## WHAT TO WORK ON
Write the data out again exactly, dropping any images it holds.
========================
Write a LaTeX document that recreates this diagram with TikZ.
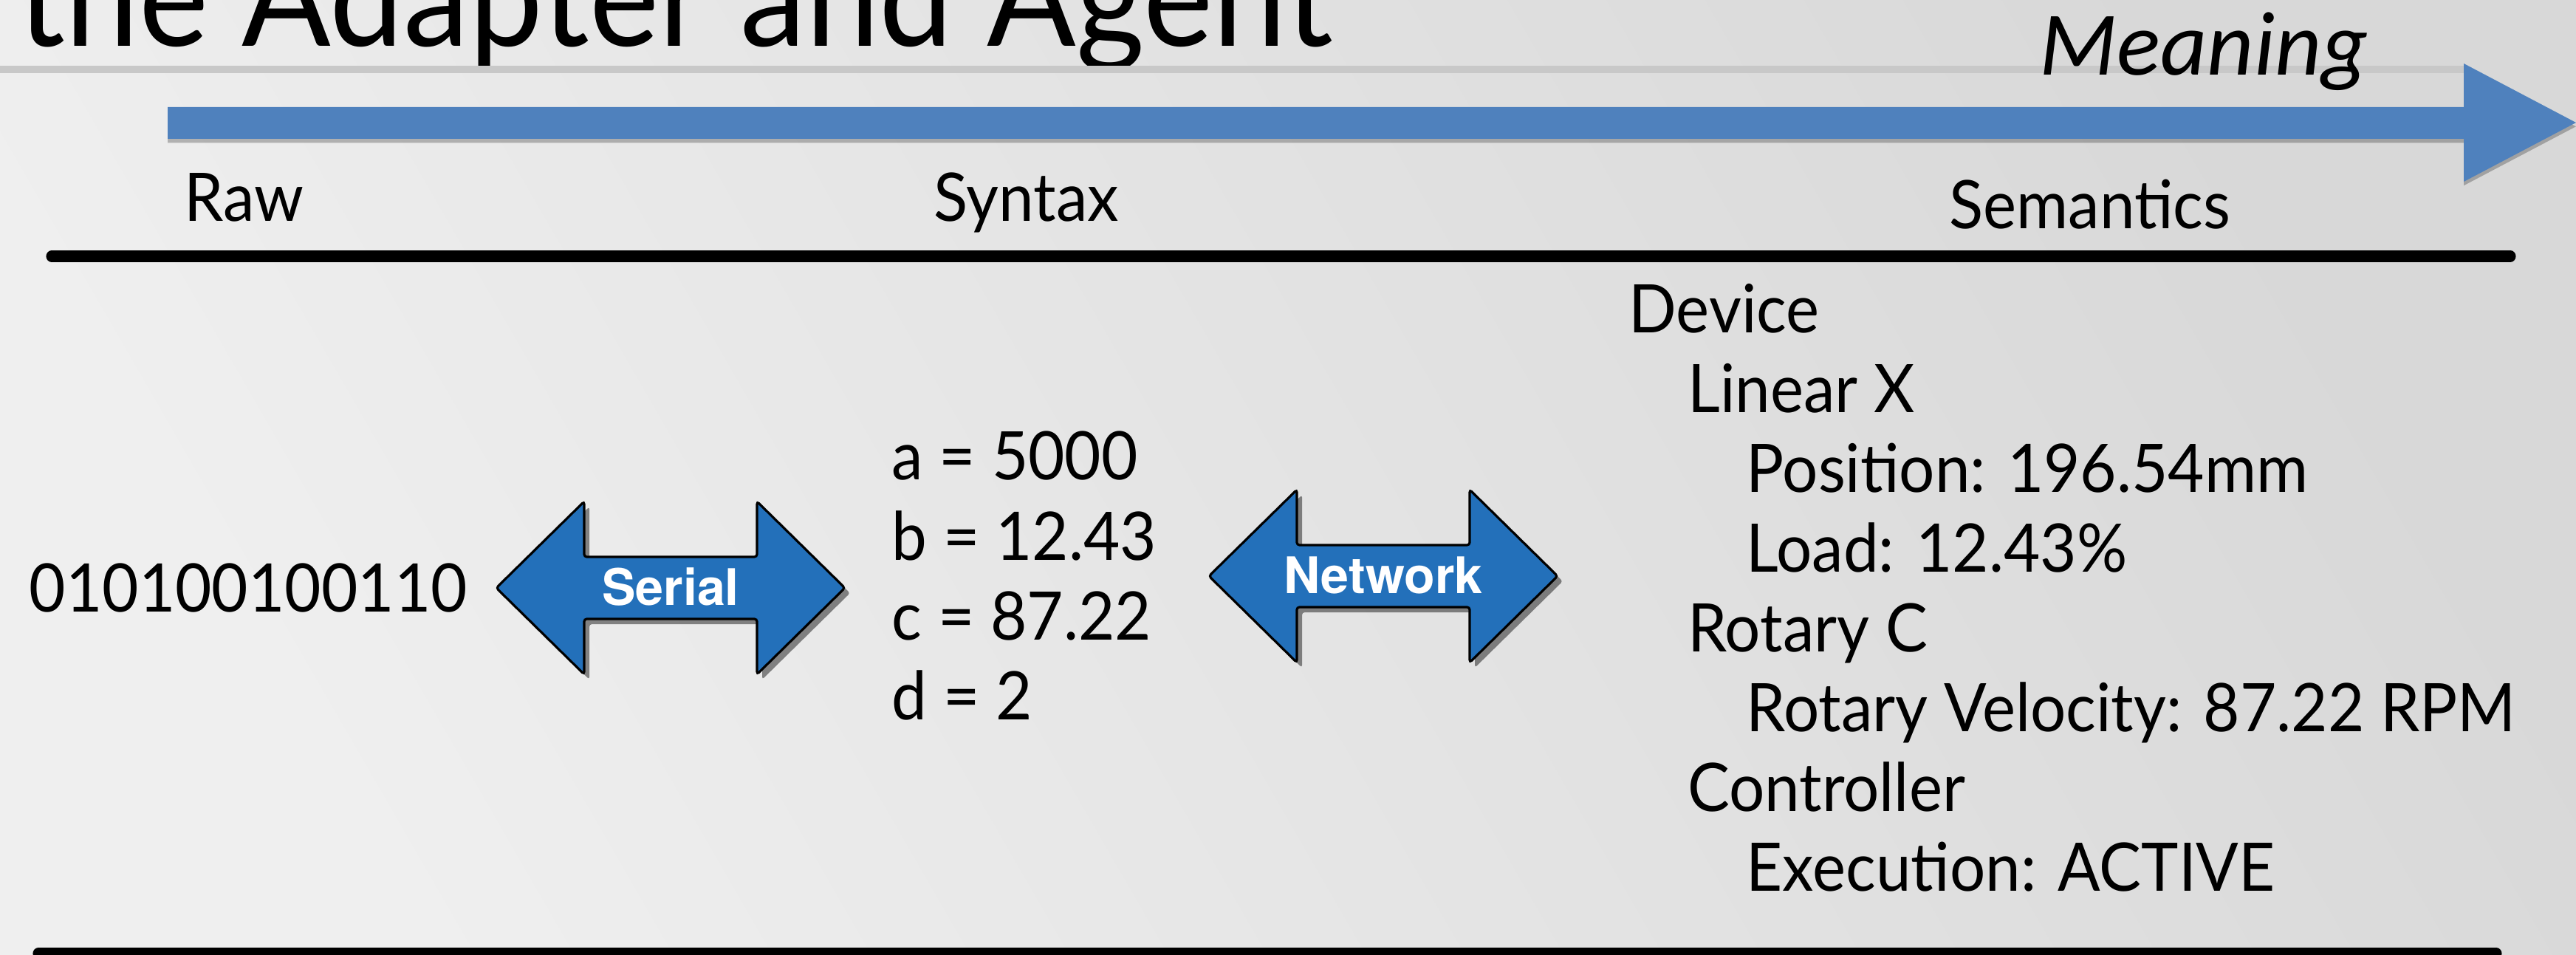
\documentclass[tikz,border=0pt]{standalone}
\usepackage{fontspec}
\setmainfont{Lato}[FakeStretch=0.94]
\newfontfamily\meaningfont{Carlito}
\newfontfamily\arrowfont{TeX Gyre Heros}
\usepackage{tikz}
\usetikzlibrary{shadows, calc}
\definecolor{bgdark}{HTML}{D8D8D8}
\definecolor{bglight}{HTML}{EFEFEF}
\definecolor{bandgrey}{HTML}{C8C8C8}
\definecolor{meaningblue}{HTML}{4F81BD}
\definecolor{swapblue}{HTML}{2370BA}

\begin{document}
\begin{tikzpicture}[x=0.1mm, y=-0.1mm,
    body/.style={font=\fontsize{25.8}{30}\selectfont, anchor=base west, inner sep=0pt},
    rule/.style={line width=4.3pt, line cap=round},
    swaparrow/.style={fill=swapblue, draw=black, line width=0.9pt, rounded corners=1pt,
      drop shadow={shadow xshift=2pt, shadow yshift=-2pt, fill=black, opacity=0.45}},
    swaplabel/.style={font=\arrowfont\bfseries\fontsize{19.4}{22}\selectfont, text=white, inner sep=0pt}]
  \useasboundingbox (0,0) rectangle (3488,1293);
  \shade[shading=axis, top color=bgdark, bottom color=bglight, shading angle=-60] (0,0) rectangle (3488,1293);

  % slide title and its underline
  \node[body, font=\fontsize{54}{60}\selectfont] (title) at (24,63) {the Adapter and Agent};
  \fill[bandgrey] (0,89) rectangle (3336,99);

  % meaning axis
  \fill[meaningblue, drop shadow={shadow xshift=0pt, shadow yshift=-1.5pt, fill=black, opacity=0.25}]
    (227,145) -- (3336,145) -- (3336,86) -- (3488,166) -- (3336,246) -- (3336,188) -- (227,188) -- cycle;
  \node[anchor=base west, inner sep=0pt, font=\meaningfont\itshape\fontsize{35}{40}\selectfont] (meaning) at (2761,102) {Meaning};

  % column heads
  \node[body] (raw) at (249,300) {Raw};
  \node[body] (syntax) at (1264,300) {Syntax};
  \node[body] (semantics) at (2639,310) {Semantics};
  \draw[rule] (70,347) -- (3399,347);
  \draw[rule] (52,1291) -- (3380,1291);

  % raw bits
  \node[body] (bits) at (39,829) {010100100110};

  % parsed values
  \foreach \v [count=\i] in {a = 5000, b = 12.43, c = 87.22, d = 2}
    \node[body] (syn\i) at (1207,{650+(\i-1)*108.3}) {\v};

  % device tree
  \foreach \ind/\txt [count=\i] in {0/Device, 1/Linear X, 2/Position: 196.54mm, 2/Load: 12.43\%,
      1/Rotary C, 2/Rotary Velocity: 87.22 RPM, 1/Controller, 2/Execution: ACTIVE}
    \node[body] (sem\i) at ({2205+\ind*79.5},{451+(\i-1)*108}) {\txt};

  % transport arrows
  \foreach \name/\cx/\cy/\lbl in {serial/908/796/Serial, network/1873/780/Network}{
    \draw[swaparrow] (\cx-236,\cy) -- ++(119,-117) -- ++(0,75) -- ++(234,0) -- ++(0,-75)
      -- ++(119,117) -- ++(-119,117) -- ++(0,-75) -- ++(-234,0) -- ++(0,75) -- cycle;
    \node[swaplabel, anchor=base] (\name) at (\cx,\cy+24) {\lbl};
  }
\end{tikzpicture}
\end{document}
========================
## SOLUTION
Write a LaTeX document that recreates this diagram with TikZ.
\documentclass[tikz,border=0pt]{standalone}
\usepackage{fontspec}
\setmainfont{Lato}[FakeStretch=0.94]
\newfontfamily\meaningfont{Carlito}
\newfontfamily\arrowfont{TeX Gyre Heros}
\usepackage{tikz}
\usetikzlibrary{shadows, calc}
\definecolor{bgdark}{HTML}{D8D8D8}
\definecolor{bglight}{HTML}{EFEFEF}
\definecolor{bandgrey}{HTML}{C8C8C8}
\definecolor{meaningblue}{HTML}{4F81BD}
\definecolor{swapblue}{HTML}{2370BA}

\begin{document}
\begin{tikzpicture}[x=0.1mm, y=-0.1mm,
    body/.style={font=\fontsize{25.8}{30}\selectfont, anchor=base west, inner sep=0pt},
    rule/.style={line width=4.3pt, line cap=round},
    swaparrow/.style={fill=swapblue, draw=black, line width=0.9pt, rounded corners=1pt,
      drop shadow={shadow xshift=2pt, shadow yshift=-2pt, fill=black, opacity=0.45}},
    swaplabel/.style={font=\arrowfont\bfseries\fontsize{19.4}{22}\selectfont, text=white, inner sep=0pt}]
  \useasboundingbox (0,0) rectangle (3488,1293);
  \shade[shading=axis, top color=bgdark, bottom color=bglight, shading angle=-60] (0,0) rectangle (3488,1293);

  % slide title and its underline
  \node[body, font=\fontsize{54}{60}\selectfont] (title) at (24,63) {the Adapter and Agent};
  \fill[bandgrey] (0,89) rectangle (3336,99);

  % meaning axis
  \fill[meaningblue, drop shadow={shadow xshift=0pt, shadow yshift=-1.5pt, fill=black, opacity=0.25}]
    (227,145) -- (3336,145) -- (3336,86) -- (3488,166) -- (3336,246) -- (3336,188) -- (227,188) -- cycle;
  \node[anchor=base west, inner sep=0pt, font=\meaningfont\itshape\fontsize{35}{40}\selectfont] (meaning) at (2761,102) {Meaning};

  % column heads
  \node[body] (raw) at (249,300) {Raw};
  \node[body] (syntax) at (1264,300) {Syntax};
  \node[body] (semantics) at (2639,310) {Semantics};
  \draw[rule] (70,347) -- (3399,347);
  \draw[rule] (52,1291) -- (3380,1291);

  % raw bits
  \node[body] (bits) at (39,829) {010100100110};

  % parsed values
  \foreach \v [count=\i] in {a = 5000, b = 12.43, c = 87.22, d = 2}
    \node[body] (syn\i) at (1207,{650+(\i-1)*108.3}) {\v};

  % device tree
  \foreach \ind/\txt [count=\i] in {0/Device, 1/Linear X, 2/Position: 196.54mm, 2/Load: 12.43\%,
      1/Rotary C, 2/Rotary Velocity: 87.22 RPM, 1/Controller, 2/Execution: ACTIVE}
    \node[body] (sem\i) at ({2205+\ind*79.5},{451+(\i-1)*108}) {\txt};

  % transport arrows
  \foreach \name/\cx/\cy/\lbl in {serial/908/796/Serial, network/1873/780/Network}{
    \draw[swaparrow] (\cx-236,\cy) -- ++(119,-117) -- ++(0,75) -- ++(234,0) -- ++(0,-75)
      -- ++(119,117) -- ++(-119,117) -- ++(0,-75) -- ++(-234,0) -- ++(0,75) -- cycle;
    \node[swaplabel, anchor=base] (\name) at (\cx,\cy+24) {\lbl};
  }
\end{tikzpicture}
\end{document}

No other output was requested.